>>

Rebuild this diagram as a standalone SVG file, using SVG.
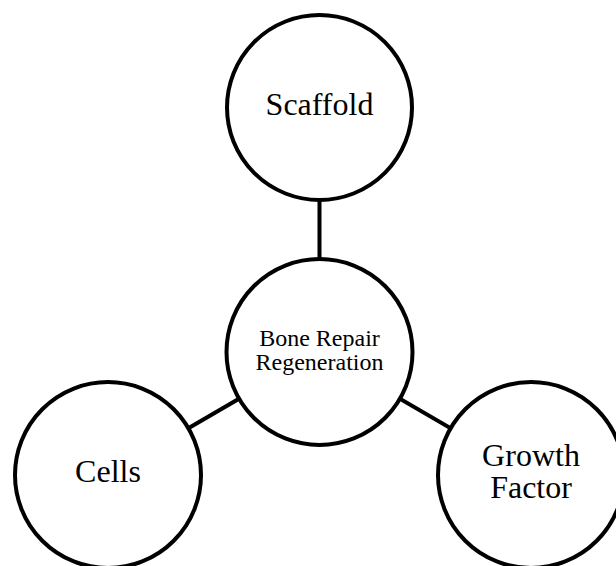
<svg xmlns="http://www.w3.org/2000/svg" width="616" height="566" viewBox="0 0 616 566">
  <style>
    .node circle { fill: #ffffff; stroke: #000000; stroke-width: 4; }
    .node text { font-family: "Liberation Serif", "Times New Roman", serif; fill: #000000; text-anchor: middle; }
    .big { font-size: 32px; }
    .small { font-size: 24px; }
    #connectors line { stroke: #000000; stroke-width: 4; }
  </style>
  <rect width="616" height="566" fill="#ffffff"/>
  <g id="connectors">
    <line x1="319.5" y1="107.5" x2="319.5" y2="352"/>
    <line x1="108" y1="475" x2="319.5" y2="352"/>
    <line x1="531" y1="475" x2="319.5" y2="352"/>
  </g>
  <g id="scaffold" class="node">
    <circle cx="319.5" cy="107.5" r="92.5"/>
    <text class="big" x="319.5" y="115">Scaffold</text>
  </g>
  <g id="bone-repair" class="node">
    <circle cx="319.5" cy="352" r="93"/>
    <text class="small" x="319.5" y="346">Bone Repair</text>
    <text class="small" x="319.5" y="370">Regeneration</text>
  </g>
  <g id="cells" class="node">
    <circle cx="108" cy="475" r="93"/>
    <text class="big" x="108" y="482">Cells</text>
  </g>
  <g id="growth-factor" class="node">
    <circle cx="531" cy="475" r="93"/>
    <text class="big" x="531" y="466">Growth</text>
    <text class="big" x="531" y="498">Factor</text>
  </g>
</svg>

<<

Extract the full listing exactly, with the pictures left out.

* Response to the task
Rebuild this diagram as a standalone SVG file, using SVG.
<svg xmlns="http://www.w3.org/2000/svg" width="616" height="566" viewBox="0 0 616 566">
  <style>
    .node circle { fill: #ffffff; stroke: #000000; stroke-width: 4; }
    .node text { font-family: "Liberation Serif", "Times New Roman", serif; fill: #000000; text-anchor: middle; }
    .big { font-size: 32px; }
    .small { font-size: 24px; }
    #connectors line { stroke: #000000; stroke-width: 4; }
  </style>
  <rect width="616" height="566" fill="#ffffff"/>
  <g id="connectors">
    <line x1="319.5" y1="107.5" x2="319.5" y2="352"/>
    <line x1="108" y1="475" x2="319.5" y2="352"/>
    <line x1="531" y1="475" x2="319.5" y2="352"/>
  </g>
  <g id="scaffold" class="node">
    <circle cx="319.5" cy="107.5" r="92.5"/>
    <text class="big" x="319.5" y="115">Scaffold</text>
  </g>
  <g id="bone-repair" class="node">
    <circle cx="319.5" cy="352" r="93"/>
    <text class="small" x="319.5" y="346">Bone Repair</text>
    <text class="small" x="319.5" y="370">Regeneration</text>
  </g>
  <g id="cells" class="node">
    <circle cx="108" cy="475" r="93"/>
    <text class="big" x="108" y="482">Cells</text>
  </g>
  <g id="growth-factor" class="node">
    <circle cx="531" cy="475" r="93"/>
    <text class="big" x="531" y="466">Growth</text>
    <text class="big" x="531" y="498">Factor</text>
  </g>
</svg>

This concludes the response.